In FIG. 2, the antenna section 11 is shown in enlarged scale within
the upper end of section 12. In this side view, the section
elements are shown in cross section taken vertically through the
center line of the antenna of FIG. 1 and looking in from the
vantage of a viewer of FIG. 1. Section 11 is arranged to operate as
a high frequency, center-fed, half-wave dipole antenna in, for
example, the 850 megahertz cellular radio band; and it comprises
four parts, each approximately one-quarter wavelength long at
approximately the center of the high frequency band in which the
antenna of this section is to operate.
Cable 20 is advantageously flexible, 50-ohm cable having an outer
diameter somewhat smaller than the inside diameter of antenna
section 12, and it is spliced near the top of that section to a
rigid, smaller diameter, 50-ohm, coaxial rod 28. A center conductor
29 of the rod 28 extends through a cylindrical member 30 of
dielectric material, such as a hard TEFLON rod, for lateral
rigidity. A cap 31 of similar material is secured to the top of
cylinder 30, and its outside diameter is large enough to act as a
stop when it encounters section 12 during retraction of the
sections. Both inner and outer conductors of rod 28 are
advantageously made of copper clad steel to enhance antenna
operation. In fact, the portion of conductor 29 in cylinder 30 is
the upper half of a vertical, center-fed, half-wave, dipole antenna
of the type described in, for example, "Antenna Engineering
Handbook," edited by H. Jasik, McGraw-Hill Book Company, 1961, at
pages 22-2 through 22-14. Cylinder 30 is bonded to the upper end of
rod 28 and to an annular electrical connection between the upper
tip of the outer conductor of rod 28 and a conductive sleeve, or
skirt, 32 which encloses the quarter-wave length portion of rod 28
just below cylinder 30. Lateral rigidity at the bond is improved by
extending the upper end of skirt 32 and bonding cylinder 30 therein
to prevent articulation at the joint. The skirt 32 comprises the
lower half of the dipole antenna and is fed at its upper end by the
outer conductor of the rod 28. An interspace between skirt 32 and
the outer conductor of rod 28 is advantageously filled partly with
air and partly with an upper section of a cylinder 33 of dielectric
material, such as hard Teflon, which encloses approximately three,
quarter-wave, length portions of rod 28. The length of the portion
of cylinder 33 which is inside skirt 32 is selected to determine
the length of an air pocket 44 above the cylinder 33. A length for
that air pocket is selected to make the electrical length of the
inside longitudinal path of the skirt longer than the outside path
thereof to compensate for antenna and effect. Skirt 32 is
preferably made of copper clad steel, again to enhance its
operation as part of an antenna. A further improvement can be
realized by silver plating skirt 32, its connection to rod 28, and
both conductors of rod 28.
Next below skirt 32 is another quarter-wave length of cylinder 33.

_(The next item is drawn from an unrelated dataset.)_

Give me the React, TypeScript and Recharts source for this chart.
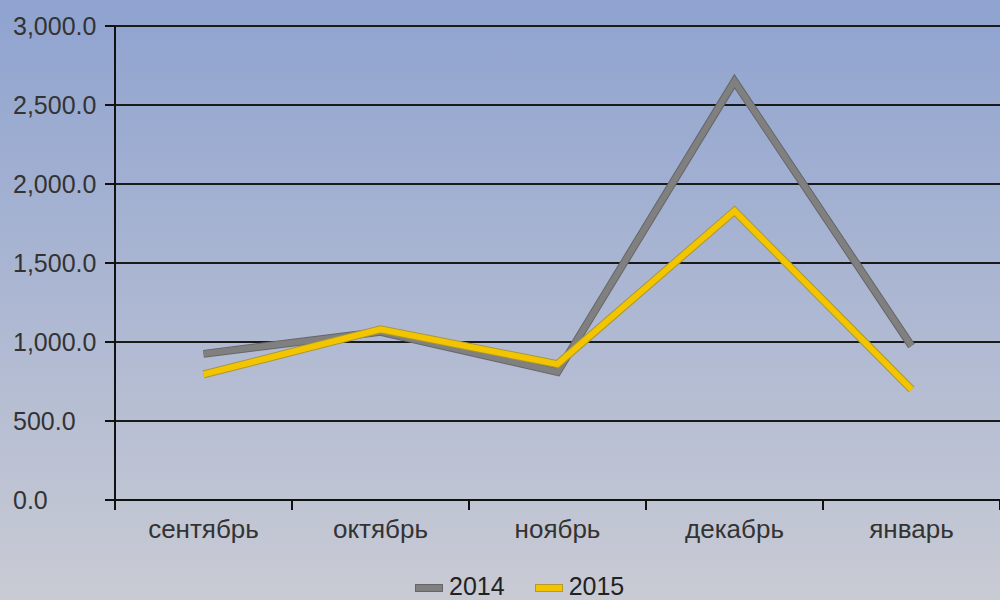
import { CartesianGrid, Legend, Line, LineChart, XAxis, YAxis } from "recharts";

const months = ["сентябрь", "октябрь", "ноябрь", "декабрь", "январь"];
const sales2014 = [925, 1065, 810, 2650, 975];
const sales2015 = [795, 1080, 860, 1830, 700];
const yTicks = [0, 500, 1000, 1500, 2000, 2500, 3000];

const rows = months.map((month, i) => ({
  month,
  y2014: sales2014[i],
  y2015: sales2015[i]
}));

const PLOT_LEFT = 115;
const PLOT_RIGHT = 1000;
const HALF_BAND = (PLOT_RIGHT - PLOT_LEFT) / months.length / 2;
const FONT = "Liberation Sans, Arial, sans-serif";

const fmt = (v: number) =>
  v.toLocaleString("en-US", { minimumFractionDigits: 1, maximumFractionDigits: 1 });

// y labels are left aligned in the original
const ValueTick = (props: any) => {
  const { y, payload } = props;
  return (
    <text x={13} y={y + 9} textAnchor="start" fill="#333" fontSize={25} fontFamily={FONT}>
      {fmt(payload.value)}
    </text>
  );
};

const MonthTick = (props: any) => {
  const { x, y, payload, index } = props;
  const axisY = y - 10;
  return (
    <g>
      <line x1={x - HALF_BAND} x2={x - HALF_BAND} y1={axisY} y2={axisY + 10} stroke="#111" strokeWidth={2} />
      {index === months.length - 1 && (
        <line x1={x + HALF_BAND} x2={x + HALF_BAND} y1={axisY} y2={axisY + 10} stroke="#111" strokeWidth={2} />
      )}
      <text x={x} y={y + 28} textAnchor="middle" fill="#333" fontSize={26} fontFamily={FONT}>
        {payload.value}
      </text>
    </g>
  );
};

const legendItems = [
  { label: "2014", color: "#808080", edge: "#666" },
  { label: "2015", color: "#f2c500", edge: "#b59a2a" }
];

const ChartLegend = () => (
  <div
    style={{
      display: "flex",
      alignItems: "center",
      height: 28,
      marginLeft: 415,
      fontFamily: FONT,
      fontSize: 25,
      color: "#222"
    }}
  >
    {legendItems.map((item) => (
      <div key={item.label} style={{ display: "flex", alignItems: "center", marginRight: 30 }}>
        <span
          style={{
            width: 28,
            height: 8,
            background: item.color,
            border: `1px solid ${item.edge}`,
            boxSizing: "border-box",
            marginRight: 6,
            marginTop: 4
          }}
        />
        <span style={{ lineHeight: "28px" }}>{item.label}</span>
      </div>
    ))}
  </div>
);

export default function App() {
  return (
    <div
      style={{
        position: "fixed",
        left: 0,
        top: 0,
        width: 1000,
        height: 600,
        background: "linear-gradient(to bottom, #8fa3d0, #c9cbd4)"
      }}
    >
      <LineChart width={1000} height={600} data={rows} margin={{ top: 26, right: 0, bottom: 0, left: 0 }}>
        <CartesianGrid vertical={false} stroke="#1a1a1a" strokeWidth={2} />
        <XAxis
          dataKey="month"
          scale="band"
          height={72}
          tickSize={10}
          tickMargin={0}
          tickLine={false}
          axisLine={{ stroke: "#111", strokeWidth: 2 }}
          tick={<MonthTick />}
          interval={0}
        />
        <YAxis
          width={115}
          domain={[0, 3000]}
          ticks={yTicks}
          tickSize={10}
          tickMargin={5}
          axisLine={{ stroke: "#111", strokeWidth: 2 }}
          tickLine={{ stroke: "#111", strokeWidth: 2 }}
          tick={<ValueTick />}
        />
        <Legend verticalAlign="bottom" height={28} content={<ChartLegend />} />
        <Line dataKey="y2014" stroke="#666" strokeWidth={8} dot={false} strokeLinejoin="miter" legendType="none" isAnimationActive={false} />
        <Line dataKey="y2014" name="2014" stroke="#808080" strokeWidth={6} dot={false} strokeLinejoin="miter" isAnimationActive={false} />
        <Line dataKey="y2015" stroke="#a8963a" strokeWidth={8} dot={false} strokeLinejoin="miter" legendType="none" isAnimationActive={false} />
        <Line dataKey="y2015" name="2015" stroke="#f2c500" strokeWidth={6} dot={false} strokeLinejoin="miter" isAnimationActive={false} />
      </LineChart>
    </div>
  );
}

This length has an enlarged outside diameter equal to the outside
diameter of skirt 32. This enlarged diameter section of cylinder 33
helps to provide electrical isolation between the dipole antenna
and the antenna section 12. Further isolation is provided by a
rigid, coaxial, copper clad, steel choke 36 enclosing the next
lower, quarter-wave, length end of rod 28. Choke 36 has an outside
diameter equal to that of the portion of skirt 32 and of cylinder
33 between them. This arrangement of cylinder 33 causes a high
impedance point to be present both at the lower end of skirt 32 and
at the upper end of choke 36 thereby enhancing the appearance of
choke 36 as a ground plane insofar as the half-wave dipole above is
concerned. By having the high frequency section 11 of the antenna
assembly at the top, and RF isolated by the choke 36, the
transmission and reception functions are improved over what they
are when the high frequency antenna is mounted using the body of
the car as a ground plane. This is because variations in the car
body contours have less effect on antenna operation.

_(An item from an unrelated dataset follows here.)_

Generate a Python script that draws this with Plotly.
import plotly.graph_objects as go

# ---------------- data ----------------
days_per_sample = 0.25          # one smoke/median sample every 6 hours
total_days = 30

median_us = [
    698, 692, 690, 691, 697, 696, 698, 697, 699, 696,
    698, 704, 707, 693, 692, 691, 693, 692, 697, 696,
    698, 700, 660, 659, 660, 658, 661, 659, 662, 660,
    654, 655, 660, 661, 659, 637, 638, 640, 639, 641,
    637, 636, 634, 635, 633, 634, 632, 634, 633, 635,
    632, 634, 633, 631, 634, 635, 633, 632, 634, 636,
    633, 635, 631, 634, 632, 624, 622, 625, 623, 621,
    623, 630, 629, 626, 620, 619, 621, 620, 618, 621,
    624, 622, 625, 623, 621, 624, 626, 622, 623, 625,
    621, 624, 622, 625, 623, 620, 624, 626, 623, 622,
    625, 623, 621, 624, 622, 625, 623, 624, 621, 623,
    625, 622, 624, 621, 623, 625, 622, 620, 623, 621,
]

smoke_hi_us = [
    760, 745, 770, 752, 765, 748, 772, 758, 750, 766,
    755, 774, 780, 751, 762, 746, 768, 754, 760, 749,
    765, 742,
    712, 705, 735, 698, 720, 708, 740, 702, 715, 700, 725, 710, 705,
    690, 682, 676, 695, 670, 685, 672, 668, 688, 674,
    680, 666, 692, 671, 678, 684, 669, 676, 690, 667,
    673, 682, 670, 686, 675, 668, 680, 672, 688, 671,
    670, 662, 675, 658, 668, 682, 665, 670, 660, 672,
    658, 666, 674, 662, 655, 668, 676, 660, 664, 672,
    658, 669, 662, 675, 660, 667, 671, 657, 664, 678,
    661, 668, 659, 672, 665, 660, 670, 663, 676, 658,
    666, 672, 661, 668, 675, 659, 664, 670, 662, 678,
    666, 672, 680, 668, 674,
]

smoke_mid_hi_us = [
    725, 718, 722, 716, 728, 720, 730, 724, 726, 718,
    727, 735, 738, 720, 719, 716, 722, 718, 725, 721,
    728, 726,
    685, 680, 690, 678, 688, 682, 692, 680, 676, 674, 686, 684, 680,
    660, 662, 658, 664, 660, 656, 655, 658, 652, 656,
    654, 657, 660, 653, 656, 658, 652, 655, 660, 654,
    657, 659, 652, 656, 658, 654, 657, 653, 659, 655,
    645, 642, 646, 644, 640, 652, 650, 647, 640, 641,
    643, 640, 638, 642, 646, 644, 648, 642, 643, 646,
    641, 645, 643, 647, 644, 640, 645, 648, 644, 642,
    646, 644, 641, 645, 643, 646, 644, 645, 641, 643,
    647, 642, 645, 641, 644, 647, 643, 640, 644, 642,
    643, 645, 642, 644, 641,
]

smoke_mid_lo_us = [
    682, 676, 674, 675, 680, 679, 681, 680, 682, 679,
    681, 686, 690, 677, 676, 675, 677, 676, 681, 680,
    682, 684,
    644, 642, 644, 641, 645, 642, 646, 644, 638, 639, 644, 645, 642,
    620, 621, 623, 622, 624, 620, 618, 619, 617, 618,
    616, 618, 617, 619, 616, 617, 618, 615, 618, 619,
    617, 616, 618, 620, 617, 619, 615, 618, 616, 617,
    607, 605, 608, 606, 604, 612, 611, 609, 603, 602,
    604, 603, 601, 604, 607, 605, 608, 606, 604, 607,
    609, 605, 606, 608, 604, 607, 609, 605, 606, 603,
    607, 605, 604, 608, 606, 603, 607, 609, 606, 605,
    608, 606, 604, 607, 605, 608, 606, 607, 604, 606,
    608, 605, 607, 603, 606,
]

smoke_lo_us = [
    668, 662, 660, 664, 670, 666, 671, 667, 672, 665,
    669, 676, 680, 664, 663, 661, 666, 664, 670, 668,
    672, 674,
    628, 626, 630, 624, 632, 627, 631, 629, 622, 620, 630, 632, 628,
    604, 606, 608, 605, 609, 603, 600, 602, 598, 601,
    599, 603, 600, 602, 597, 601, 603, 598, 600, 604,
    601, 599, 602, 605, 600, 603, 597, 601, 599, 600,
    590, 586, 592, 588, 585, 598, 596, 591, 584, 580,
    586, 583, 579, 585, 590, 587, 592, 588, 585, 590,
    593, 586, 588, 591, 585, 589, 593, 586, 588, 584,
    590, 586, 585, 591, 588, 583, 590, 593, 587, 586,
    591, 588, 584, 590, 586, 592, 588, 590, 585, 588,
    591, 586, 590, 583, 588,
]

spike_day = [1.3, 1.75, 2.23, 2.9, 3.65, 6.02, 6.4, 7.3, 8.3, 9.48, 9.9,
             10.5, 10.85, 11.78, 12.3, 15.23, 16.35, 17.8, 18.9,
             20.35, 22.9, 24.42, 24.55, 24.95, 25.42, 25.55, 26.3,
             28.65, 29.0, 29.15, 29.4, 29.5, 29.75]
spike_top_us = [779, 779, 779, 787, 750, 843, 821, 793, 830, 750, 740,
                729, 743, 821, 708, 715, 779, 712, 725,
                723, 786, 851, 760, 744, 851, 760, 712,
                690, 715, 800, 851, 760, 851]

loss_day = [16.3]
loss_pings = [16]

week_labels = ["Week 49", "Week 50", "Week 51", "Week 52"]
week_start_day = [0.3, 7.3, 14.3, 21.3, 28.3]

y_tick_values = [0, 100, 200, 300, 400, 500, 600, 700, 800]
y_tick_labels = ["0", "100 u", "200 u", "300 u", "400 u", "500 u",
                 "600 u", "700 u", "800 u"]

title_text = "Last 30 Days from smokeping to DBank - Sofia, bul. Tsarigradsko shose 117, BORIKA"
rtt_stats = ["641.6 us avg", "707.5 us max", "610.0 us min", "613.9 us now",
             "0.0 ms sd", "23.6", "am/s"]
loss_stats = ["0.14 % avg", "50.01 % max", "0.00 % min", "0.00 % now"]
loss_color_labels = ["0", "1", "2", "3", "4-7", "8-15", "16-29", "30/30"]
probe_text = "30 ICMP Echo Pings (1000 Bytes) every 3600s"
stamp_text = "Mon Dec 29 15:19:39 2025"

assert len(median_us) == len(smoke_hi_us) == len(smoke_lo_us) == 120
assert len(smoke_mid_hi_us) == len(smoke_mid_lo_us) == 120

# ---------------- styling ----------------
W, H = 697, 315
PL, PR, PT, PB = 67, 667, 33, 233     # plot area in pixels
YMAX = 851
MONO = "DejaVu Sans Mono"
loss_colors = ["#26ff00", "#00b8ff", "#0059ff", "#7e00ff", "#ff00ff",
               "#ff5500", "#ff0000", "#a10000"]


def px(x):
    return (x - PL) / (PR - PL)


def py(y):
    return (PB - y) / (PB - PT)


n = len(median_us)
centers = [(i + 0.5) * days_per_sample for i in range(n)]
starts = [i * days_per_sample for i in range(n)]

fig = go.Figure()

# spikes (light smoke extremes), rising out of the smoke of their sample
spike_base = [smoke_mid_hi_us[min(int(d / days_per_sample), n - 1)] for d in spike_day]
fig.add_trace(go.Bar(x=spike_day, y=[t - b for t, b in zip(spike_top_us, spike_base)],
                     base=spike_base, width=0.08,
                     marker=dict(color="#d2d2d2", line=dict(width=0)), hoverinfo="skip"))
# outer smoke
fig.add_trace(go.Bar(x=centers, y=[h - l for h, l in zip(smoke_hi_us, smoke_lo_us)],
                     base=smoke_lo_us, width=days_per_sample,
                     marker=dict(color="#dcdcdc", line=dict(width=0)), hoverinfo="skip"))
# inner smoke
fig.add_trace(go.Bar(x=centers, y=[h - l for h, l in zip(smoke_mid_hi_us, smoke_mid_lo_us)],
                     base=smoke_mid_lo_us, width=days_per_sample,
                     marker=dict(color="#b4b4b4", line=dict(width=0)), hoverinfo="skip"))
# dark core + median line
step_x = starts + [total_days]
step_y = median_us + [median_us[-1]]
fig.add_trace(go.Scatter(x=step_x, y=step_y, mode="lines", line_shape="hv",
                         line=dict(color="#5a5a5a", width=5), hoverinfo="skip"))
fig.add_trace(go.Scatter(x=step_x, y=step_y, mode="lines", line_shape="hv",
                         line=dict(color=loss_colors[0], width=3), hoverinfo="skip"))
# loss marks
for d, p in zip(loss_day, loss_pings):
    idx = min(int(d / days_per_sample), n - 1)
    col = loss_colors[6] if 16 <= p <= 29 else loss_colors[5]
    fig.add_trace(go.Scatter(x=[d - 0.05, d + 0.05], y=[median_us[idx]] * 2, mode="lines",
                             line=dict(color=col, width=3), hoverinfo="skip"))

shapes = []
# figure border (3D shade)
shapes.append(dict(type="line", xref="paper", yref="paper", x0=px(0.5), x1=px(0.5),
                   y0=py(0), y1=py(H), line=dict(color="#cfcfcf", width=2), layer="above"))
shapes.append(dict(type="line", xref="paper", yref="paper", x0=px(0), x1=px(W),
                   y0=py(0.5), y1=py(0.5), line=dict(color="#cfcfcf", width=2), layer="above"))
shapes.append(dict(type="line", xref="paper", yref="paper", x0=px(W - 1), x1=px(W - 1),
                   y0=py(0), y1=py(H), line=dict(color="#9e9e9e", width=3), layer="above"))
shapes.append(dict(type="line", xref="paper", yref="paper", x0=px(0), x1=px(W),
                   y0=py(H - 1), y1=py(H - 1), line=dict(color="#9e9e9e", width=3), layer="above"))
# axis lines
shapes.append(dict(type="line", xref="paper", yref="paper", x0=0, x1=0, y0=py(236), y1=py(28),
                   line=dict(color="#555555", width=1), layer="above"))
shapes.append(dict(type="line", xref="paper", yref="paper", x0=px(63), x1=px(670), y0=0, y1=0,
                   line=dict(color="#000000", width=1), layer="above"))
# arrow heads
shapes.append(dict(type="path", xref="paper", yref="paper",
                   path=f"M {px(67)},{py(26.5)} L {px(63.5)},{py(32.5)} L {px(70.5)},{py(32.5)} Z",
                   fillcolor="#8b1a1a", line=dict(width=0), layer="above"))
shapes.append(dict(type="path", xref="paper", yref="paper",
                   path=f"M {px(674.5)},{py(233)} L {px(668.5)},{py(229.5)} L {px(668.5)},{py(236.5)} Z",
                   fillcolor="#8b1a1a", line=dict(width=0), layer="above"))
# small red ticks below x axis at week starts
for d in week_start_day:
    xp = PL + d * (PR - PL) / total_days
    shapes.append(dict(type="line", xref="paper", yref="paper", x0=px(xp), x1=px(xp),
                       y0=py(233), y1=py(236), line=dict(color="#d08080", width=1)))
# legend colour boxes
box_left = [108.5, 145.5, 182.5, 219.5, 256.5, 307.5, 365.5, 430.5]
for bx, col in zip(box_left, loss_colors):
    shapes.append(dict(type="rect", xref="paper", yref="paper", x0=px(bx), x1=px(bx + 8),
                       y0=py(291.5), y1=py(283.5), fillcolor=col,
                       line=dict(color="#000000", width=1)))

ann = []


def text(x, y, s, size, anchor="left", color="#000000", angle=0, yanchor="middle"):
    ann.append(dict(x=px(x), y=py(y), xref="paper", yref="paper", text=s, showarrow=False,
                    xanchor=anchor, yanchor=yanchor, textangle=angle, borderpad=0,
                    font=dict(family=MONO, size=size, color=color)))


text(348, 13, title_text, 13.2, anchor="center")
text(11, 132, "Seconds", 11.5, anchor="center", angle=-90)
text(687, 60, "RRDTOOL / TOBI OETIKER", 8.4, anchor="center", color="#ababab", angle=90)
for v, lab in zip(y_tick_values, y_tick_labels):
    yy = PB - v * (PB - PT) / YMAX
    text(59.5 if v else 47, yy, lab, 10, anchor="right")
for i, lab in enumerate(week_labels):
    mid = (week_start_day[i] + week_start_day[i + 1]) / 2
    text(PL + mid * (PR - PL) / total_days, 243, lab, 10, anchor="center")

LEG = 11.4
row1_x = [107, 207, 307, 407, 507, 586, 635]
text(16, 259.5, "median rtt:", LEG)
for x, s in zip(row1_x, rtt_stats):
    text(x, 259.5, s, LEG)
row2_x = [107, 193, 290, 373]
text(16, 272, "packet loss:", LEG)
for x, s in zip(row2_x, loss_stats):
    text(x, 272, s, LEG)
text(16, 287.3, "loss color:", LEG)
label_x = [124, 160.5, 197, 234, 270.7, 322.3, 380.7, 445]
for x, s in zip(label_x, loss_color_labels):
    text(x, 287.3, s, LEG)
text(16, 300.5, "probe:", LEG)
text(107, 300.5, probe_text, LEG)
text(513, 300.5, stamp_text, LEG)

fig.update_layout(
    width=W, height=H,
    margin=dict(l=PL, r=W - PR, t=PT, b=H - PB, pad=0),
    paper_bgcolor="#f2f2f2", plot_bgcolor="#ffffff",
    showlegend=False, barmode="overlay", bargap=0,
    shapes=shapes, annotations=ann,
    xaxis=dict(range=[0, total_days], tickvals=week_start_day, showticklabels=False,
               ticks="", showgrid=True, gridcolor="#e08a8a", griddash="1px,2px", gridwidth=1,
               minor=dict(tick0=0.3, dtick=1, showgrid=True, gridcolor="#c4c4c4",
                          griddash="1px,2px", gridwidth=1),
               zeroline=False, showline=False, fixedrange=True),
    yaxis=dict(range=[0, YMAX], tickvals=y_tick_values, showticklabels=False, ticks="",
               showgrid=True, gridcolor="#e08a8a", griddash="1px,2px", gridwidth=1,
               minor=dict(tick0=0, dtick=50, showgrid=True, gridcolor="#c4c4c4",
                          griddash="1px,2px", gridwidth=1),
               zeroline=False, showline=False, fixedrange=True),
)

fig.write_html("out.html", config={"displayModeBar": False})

The lower end of choke 36 is turned radially inward to provide
electrical contact to the outer conductor of rod 28. The upper tip
of antenna section 12 is also turned radially inward to make
sliding mechanical contact with the outside surface of a
nonconducting stop member 37. Although there is no direct
electrical connection between section 12 and the outer conductor of
rod 28, it has been found that there is no substantial loss in
AM/FM band reception as compared to prior AM/FM band antennas with
a conventional upper section. This stop is bonded to the lower tip
of choke 36 and to a portion of rod 28 extending downwardly out of
the lower end of choke 36. Member 37 has an outwardly extending
shoulder which engages the inwardly extending portion of the
section 12 tip to mechanically stop the extension of the overall
antenna when it attains the illustrated relative positions of
sections 11 and 12. Otherwise, the outside diameter of stop 37 is
somewhat smaller than that of the inside of section 12 so that the
two can slide easily relative to one another during extension and
retraction. This arrangement provides sufficient mechanical
rigidity to inhibit articulation at the joint between sections 11
and 12.
Below stop member 37 the inner conductor of flexible coaxial cable
20 is connected to the inner conductor of coaxial rod 28. A
shrink-fit sleeve of dielectric material encloses that connection.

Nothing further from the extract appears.